- **Job**
Retype exactly what runs from the first line of the data to the line with "d3.scaleLinear().domain([0, 80]).range([plot.bottom, plot.top]);", keeping both of those lines and skipping pictures.

-------- Supplied material

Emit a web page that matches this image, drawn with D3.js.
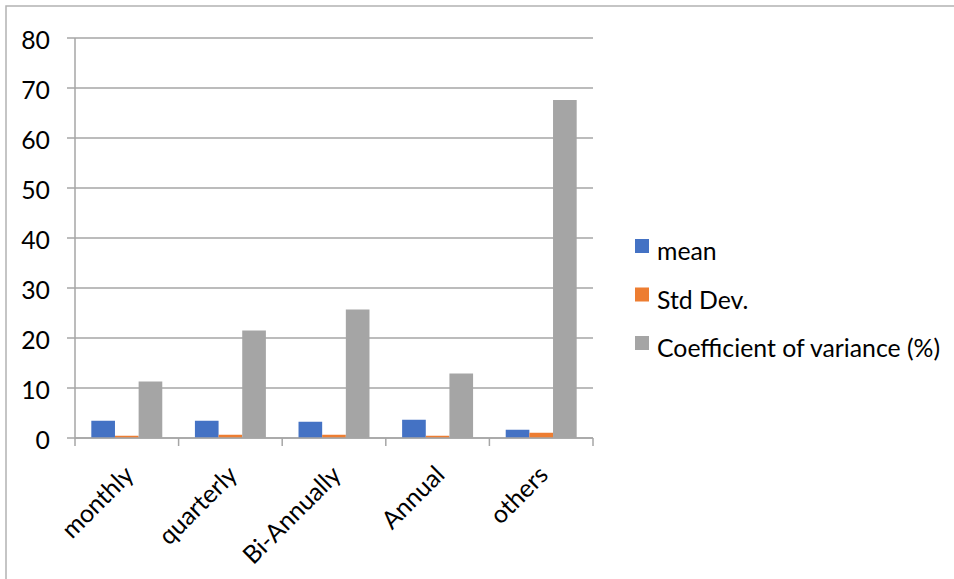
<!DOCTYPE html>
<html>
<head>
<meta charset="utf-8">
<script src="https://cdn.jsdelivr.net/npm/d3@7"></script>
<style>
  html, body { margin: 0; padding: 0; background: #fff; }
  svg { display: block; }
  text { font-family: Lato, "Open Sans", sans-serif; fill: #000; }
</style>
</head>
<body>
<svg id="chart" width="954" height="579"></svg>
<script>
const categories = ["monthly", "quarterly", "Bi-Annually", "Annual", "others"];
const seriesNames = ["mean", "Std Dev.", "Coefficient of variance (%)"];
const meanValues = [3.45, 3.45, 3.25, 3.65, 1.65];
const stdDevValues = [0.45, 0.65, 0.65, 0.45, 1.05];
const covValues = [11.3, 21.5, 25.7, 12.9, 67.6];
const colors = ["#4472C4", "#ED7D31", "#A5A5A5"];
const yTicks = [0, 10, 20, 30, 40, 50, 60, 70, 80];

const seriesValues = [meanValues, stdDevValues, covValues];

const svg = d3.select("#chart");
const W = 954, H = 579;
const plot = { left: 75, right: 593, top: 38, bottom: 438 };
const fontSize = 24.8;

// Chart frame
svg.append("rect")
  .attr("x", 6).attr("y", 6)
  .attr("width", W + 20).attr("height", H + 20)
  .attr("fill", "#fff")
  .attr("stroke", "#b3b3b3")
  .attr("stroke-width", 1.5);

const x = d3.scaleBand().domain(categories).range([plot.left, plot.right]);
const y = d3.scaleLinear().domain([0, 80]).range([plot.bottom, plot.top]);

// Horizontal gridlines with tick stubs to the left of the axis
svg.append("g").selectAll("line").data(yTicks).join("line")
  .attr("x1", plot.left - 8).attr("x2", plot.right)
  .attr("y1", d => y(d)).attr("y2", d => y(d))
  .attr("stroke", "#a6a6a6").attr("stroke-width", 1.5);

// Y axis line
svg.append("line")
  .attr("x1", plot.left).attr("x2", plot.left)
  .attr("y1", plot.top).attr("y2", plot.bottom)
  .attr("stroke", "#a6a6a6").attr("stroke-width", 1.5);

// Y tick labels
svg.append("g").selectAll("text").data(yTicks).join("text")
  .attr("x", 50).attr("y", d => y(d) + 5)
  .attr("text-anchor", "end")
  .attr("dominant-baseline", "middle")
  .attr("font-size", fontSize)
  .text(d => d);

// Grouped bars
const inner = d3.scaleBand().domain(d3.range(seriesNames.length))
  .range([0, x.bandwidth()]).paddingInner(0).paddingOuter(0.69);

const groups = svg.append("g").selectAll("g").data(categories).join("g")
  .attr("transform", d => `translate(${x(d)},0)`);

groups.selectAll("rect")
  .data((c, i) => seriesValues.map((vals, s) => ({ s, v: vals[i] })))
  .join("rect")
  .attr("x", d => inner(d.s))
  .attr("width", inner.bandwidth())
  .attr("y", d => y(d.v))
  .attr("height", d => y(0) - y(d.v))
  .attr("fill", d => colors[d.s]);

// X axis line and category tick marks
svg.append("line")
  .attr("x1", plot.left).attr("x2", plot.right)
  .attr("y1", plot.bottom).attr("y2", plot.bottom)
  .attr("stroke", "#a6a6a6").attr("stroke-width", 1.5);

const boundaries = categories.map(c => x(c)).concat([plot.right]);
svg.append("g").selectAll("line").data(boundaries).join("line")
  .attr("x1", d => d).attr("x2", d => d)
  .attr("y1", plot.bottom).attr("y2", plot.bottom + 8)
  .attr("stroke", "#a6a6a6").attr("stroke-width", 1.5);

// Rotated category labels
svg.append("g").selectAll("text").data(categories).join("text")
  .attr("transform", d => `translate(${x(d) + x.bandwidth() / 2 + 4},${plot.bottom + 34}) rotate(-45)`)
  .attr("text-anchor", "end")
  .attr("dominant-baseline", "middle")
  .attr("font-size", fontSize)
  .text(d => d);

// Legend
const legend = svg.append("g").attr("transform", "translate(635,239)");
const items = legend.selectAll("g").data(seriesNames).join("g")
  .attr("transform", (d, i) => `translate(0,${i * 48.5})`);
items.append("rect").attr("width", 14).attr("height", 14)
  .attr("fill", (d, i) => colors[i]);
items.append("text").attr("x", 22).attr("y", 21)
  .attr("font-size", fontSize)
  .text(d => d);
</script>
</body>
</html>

----------------

- **Reply**
Emit a web page that matches this image, drawn with D3.js.
<!DOCTYPE html>
<html>
<head>
<meta charset="utf-8">
<script src="https://cdn.jsdelivr.net/npm/d3@7"></script>
<style>
  html, body { margin: 0; padding: 0; background: #fff; }
  svg { display: block; }
  text { font-family: Lato, "Open Sans", sans-serif; fill: #000; }
</style>
</head>
<body>
<svg id="chart" width="954" height="579"></svg>
<script>
const categories = ["monthly", "quarterly", "Bi-Annually", "Annual", "others"];
const seriesNames = ["mean", "Std Dev.", "Coefficient of variance (%)"];
const meanValues = [3.45, 3.45, 3.25, 3.65, 1.65];
const stdDevValues = [0.45, 0.65, 0.65, 0.45, 1.05];
const covValues = [11.3, 21.5, 25.7, 12.9, 67.6];
const colors = ["#4472C4", "#ED7D31", "#A5A5A5"];
const yTicks = [0, 10, 20, 30, 40, 50, 60, 70, 80];

const seriesValues = [meanValues, stdDevValues, covValues];

const svg = d3.select("#chart");
const W = 954, H = 579;
const plot = { left: 75, right: 593, top: 38, bottom: 438 };
const fontSize = 24.8;

// Chart frame
svg.append("rect")
  .attr("x", 6).attr("y", 6)
  .attr("width", W + 20).attr("height", H + 20)
  .attr("fill", "#fff")
  .attr("stroke", "#b3b3b3")
  .attr("stroke-width", 1.5);

const x = d3.scaleBand().domain(categories).range([plot.left, plot.right]);
const y = d3.scaleLinear().domain([0, 80]).range([plot.bottom, plot.top]);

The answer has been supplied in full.